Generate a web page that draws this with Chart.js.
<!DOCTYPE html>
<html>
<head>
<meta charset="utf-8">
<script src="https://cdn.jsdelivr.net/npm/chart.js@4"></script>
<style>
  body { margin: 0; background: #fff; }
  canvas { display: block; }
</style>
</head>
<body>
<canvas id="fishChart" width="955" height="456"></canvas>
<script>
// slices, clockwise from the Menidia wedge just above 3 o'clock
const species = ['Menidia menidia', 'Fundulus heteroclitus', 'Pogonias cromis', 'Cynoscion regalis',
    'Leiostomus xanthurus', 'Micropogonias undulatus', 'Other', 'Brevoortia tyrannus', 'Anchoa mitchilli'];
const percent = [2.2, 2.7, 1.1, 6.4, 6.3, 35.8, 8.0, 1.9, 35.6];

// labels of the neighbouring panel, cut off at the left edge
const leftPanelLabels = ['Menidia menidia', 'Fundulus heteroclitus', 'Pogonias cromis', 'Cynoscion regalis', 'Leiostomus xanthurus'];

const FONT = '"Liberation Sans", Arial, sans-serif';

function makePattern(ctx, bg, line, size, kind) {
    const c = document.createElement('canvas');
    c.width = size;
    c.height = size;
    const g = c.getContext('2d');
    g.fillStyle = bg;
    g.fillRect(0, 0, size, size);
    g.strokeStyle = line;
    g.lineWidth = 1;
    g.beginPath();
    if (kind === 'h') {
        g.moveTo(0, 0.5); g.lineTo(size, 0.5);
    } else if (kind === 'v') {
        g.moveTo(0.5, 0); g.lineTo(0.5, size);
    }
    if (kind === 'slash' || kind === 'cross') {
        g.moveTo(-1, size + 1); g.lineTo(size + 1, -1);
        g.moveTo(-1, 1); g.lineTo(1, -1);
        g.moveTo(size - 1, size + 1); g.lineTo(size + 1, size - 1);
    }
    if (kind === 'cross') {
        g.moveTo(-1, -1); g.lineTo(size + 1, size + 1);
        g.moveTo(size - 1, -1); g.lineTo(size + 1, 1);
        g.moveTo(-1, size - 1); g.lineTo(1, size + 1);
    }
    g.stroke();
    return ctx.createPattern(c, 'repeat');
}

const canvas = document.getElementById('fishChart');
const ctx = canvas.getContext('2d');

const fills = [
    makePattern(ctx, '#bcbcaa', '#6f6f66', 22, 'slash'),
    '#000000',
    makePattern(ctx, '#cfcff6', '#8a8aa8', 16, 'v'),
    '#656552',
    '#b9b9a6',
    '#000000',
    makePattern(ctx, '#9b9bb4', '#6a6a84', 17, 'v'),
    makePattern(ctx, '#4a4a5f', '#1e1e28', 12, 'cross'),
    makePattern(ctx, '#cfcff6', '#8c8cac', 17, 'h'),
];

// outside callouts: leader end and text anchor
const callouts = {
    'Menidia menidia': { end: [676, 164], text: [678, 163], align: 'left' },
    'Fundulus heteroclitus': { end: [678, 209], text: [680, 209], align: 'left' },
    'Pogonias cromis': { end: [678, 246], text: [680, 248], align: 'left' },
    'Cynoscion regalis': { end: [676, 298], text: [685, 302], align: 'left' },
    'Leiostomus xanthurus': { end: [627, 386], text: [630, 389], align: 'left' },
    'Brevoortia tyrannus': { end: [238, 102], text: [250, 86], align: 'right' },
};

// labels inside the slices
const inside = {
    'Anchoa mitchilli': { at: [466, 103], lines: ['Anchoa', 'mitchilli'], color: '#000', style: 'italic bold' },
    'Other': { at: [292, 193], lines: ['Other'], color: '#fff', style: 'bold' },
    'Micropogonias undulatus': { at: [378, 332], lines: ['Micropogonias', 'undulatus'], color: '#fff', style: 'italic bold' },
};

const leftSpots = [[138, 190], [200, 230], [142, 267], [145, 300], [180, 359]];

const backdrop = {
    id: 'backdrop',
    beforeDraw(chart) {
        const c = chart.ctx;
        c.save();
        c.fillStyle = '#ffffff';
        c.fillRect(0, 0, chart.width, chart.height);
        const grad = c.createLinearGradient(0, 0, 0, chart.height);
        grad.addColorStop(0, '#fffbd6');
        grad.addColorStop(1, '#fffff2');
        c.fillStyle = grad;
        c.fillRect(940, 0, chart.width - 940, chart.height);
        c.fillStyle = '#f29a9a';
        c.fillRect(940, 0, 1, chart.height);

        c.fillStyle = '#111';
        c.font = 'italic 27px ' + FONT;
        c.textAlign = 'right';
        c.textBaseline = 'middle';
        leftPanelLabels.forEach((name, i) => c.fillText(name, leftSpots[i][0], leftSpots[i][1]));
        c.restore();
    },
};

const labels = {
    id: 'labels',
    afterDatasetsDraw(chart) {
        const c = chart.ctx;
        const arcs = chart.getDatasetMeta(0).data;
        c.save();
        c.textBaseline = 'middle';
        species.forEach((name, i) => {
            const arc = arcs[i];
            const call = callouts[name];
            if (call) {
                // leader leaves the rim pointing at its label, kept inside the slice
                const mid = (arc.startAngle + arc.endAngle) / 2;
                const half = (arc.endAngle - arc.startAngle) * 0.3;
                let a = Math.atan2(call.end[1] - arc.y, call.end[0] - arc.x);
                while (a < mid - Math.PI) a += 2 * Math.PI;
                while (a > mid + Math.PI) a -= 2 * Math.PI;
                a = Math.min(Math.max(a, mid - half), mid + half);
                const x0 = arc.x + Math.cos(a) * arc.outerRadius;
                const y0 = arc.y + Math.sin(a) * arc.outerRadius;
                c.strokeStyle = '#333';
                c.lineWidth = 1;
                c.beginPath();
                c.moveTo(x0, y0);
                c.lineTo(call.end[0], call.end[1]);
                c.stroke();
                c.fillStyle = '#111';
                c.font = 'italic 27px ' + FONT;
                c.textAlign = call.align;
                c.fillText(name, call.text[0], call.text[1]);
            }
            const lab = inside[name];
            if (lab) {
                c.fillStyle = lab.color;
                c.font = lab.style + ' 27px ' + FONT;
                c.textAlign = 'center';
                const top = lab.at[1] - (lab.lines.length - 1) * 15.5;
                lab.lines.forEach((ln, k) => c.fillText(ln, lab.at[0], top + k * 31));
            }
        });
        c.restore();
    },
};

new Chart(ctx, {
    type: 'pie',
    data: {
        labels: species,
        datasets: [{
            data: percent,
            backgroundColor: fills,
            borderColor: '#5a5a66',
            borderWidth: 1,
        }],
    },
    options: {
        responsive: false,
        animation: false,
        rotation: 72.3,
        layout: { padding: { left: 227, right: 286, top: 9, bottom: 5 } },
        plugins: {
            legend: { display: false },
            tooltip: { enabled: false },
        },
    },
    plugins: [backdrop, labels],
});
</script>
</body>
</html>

= = = = = = =

**What is being asked:** All of the data above should be transcribed exactly.

**Response to this exercise:**
Generate a web page that draws this with Chart.js.
<!DOCTYPE html>
<html>
<head>
<meta charset="utf-8">
<script src="https://cdn.jsdelivr.net/npm/chart.js@4"></script>
<style>
  body { margin: 0; background: #fff; }
  canvas { display: block; }
</style>
</head>
<body>
<canvas id="fishChart" width="955" height="456"></canvas>
<script>
// slices, clockwise from the Menidia wedge just above 3 o'clock
const species = ['Menidia menidia', 'Fundulus heteroclitus', 'Pogonias cromis', 'Cynoscion regalis',
    'Leiostomus xanthurus', 'Micropogonias undulatus', 'Other', 'Brevoortia tyrannus', 'Anchoa mitchilli'];
const percent = [2.2, 2.7, 1.1, 6.4, 6.3, 35.8, 8.0, 1.9, 35.6];

// labels of the neighbouring panel, cut off at the left edge
const leftPanelLabels = ['Menidia menidia', 'Fundulus heteroclitus', 'Pogonias cromis', 'Cynoscion regalis', 'Leiostomus xanthurus'];

const FONT = '"Liberation Sans", Arial, sans-serif';

function makePattern(ctx, bg, line, size, kind) {
    const c = document.createElement('canvas');
    c.width = size;
    c.height = size;
    const g = c.getContext('2d');
    g.fillStyle = bg;
    g.fillRect(0, 0, size, size);
    g.strokeStyle = line;
    g.lineWidth = 1;
    g.beginPath();
    if (kind === 'h') {
        g.moveTo(0, 0.5); g.lineTo(size, 0.5);
    } else if (kind === 'v') {
        g.moveTo(0.5, 0); g.lineTo(0.5, size);
    }
    if (kind === 'slash' || kind === 'cross') {
        g.moveTo(-1, size + 1); g.lineTo(size + 1, -1);
        g.moveTo(-1, 1); g.lineTo(1, -1);
        g.moveTo(size - 1, size + 1); g.lineTo(size + 1, size - 1);
    }
    if (kind === 'cross') {
        g.moveTo(-1, -1); g.lineTo(size + 1, size + 1);
        g.moveTo(size - 1, -1); g.lineTo(size + 1, 1);
        g.moveTo(-1, size - 1); g.lineTo(1, size + 1);
    }
    g.stroke();
    return ctx.createPattern(c, 'repeat');
}

const canvas = document.getElementById('fishChart');
const ctx = canvas.getContext('2d');

const fills = [
    makePattern(ctx, '#bcbcaa', '#6f6f66', 22, 'slash'),
    '#000000',
    makePattern(ctx, '#cfcff6', '#8a8aa8', 16, 'v'),
    '#656552',
    '#b9b9a6',
    '#000000',
    makePattern(ctx, '#9b9bb4', '#6a6a84', 17, 'v'),
    makePattern(ctx, '#4a4a5f', '#1e1e28', 12, 'cross'),
    makePattern(ctx, '#cfcff6', '#8c8cac', 17, 'h'),
];

// outside callouts: leader end and text anchor
const callouts = {
    'Menidia menidia': { end: [676, 164], text: [678, 163], align: 'left' },
    'Fundulus heteroclitus': { end: [678, 209], text: [680, 209], align: 'left' },
    'Pogonias cromis': { end: [678, 246], text: [680, 248], align: 'left' },
    'Cynoscion regalis': { end: [676, 298], text: [685, 302], align: 'left' },
    'Leiostomus xanthurus': { end: [627, 386], text: [630, 389], align: 'left' },
    'Brevoortia tyrannus': { end: [238, 102], text: [250, 86], align: 'right' },
};

// labels inside the slices
const inside = {
    'Anchoa mitchilli': { at: [466, 103], lines: ['Anchoa', 'mitchilli'], color: '#000', style: 'italic bold' },
    'Other': { at: [292, 193], lines: ['Other'], color: '#fff', style: 'bold' },
    'Micropogonias undulatus': { at: [378, 332], lines: ['Micropogonias', 'undulatus'], color: '#fff', style: 'italic bold' },
};

const leftSpots = [[138, 190], [200, 230], [142, 267], [145, 300], [180, 359]];

const backdrop = {
    id: 'backdrop',
    beforeDraw(chart) {
        const c = chart.ctx;
        c.save();
        c.fillStyle = '#ffffff';
        c.fillRect(0, 0, chart.width, chart.height);
        const grad = c.createLinearGradient(0, 0, 0, chart.height);
        grad.addColorStop(0, '#fffbd6');
        grad.addColorStop(1, '#fffff2');
        c.fillStyle = grad;
        c.fillRect(940, 0, chart.width - 940, chart.height);
        c.fillStyle = '#f29a9a';
        c.fillRect(940, 0, 1, chart.height);

        c.fillStyle = '#111';
        c.font = 'italic 27px ' + FONT;
        c.textAlign = 'right';
        c.textBaseline = 'middle';
        leftPanelLabels.forEach((name, i) => c.fillText(name, leftSpots[i][0], leftSpots[i][1]));
        c.restore();
    },
};

const labels = {
    id: 'labels',
    afterDatasetsDraw(chart) {
        const c = chart.ctx;
        const arcs = chart.getDatasetMeta(0).data;
        c.save();
        c.textBaseline = 'middle';
        species.forEach((name, i) => {
            const arc = arcs[i];
            const call = callouts[name];
            if (call) {
                // leader leaves the rim pointing at its label, kept inside the slice
                const mid = (arc.startAngle + arc.endAngle) / 2;
                const half = (arc.endAngle - arc.startAngle) * 0.3;
                let a = Math.atan2(call.end[1] - arc.y, call.end[0] - arc.x);
                while (a < mid - Math.PI) a += 2 * Math.PI;
                while (a > mid + Math.PI) a -= 2 * Math.PI;
                a = Math.min(Math.max(a, mid - half), mid + half);
                const x0 = arc.x + Math.cos(a) * arc.outerRadius;
                const y0 = arc.y + Math.sin(a) * arc.outerRadius;
                c.strokeStyle = '#333';
                c.lineWidth = 1;
                c.beginPath();
                c.moveTo(x0, y0);
                c.lineTo(call.end[0], call.end[1]);
                c.stroke();
                c.fillStyle = '#111';
                c.font = 'italic 27px ' + FONT;
                c.textAlign = call.align;
                c.fillText(name, call.text[0], call.text[1]);
            }
            const lab = inside[name];
            if (lab) {
                c.fillStyle = lab.color;
                c.font = lab.style + ' 27px ' + FONT;
                c.textAlign = 'center';
                const top = lab.at[1] - (lab.lines.length - 1) * 15.5;
                lab.lines.forEach((ln, k) => c.fillText(ln, lab.at[0], top + k * 31));
            }
        });
        c.restore();
    },
};

new Chart(ctx, {
    type: 'pie',
    data: {
        labels: species,
        datasets: [{
            data: percent,
            backgroundColor: fills,
            borderColor: '#5a5a66',
            borderWidth: 1,
        }],
    },
    options: {
        responsive: false,
        animation: false,
        rotation: 72.3,
        layout: { padding: { left: 227, right: 286, top: 9, bottom: 5 } },
        plugins: {
            legend: { display: false },
            tooltip: { enabled: false },
        },
    },
    plugins: [backdrop, labels],
});
</script>
</body>
</html>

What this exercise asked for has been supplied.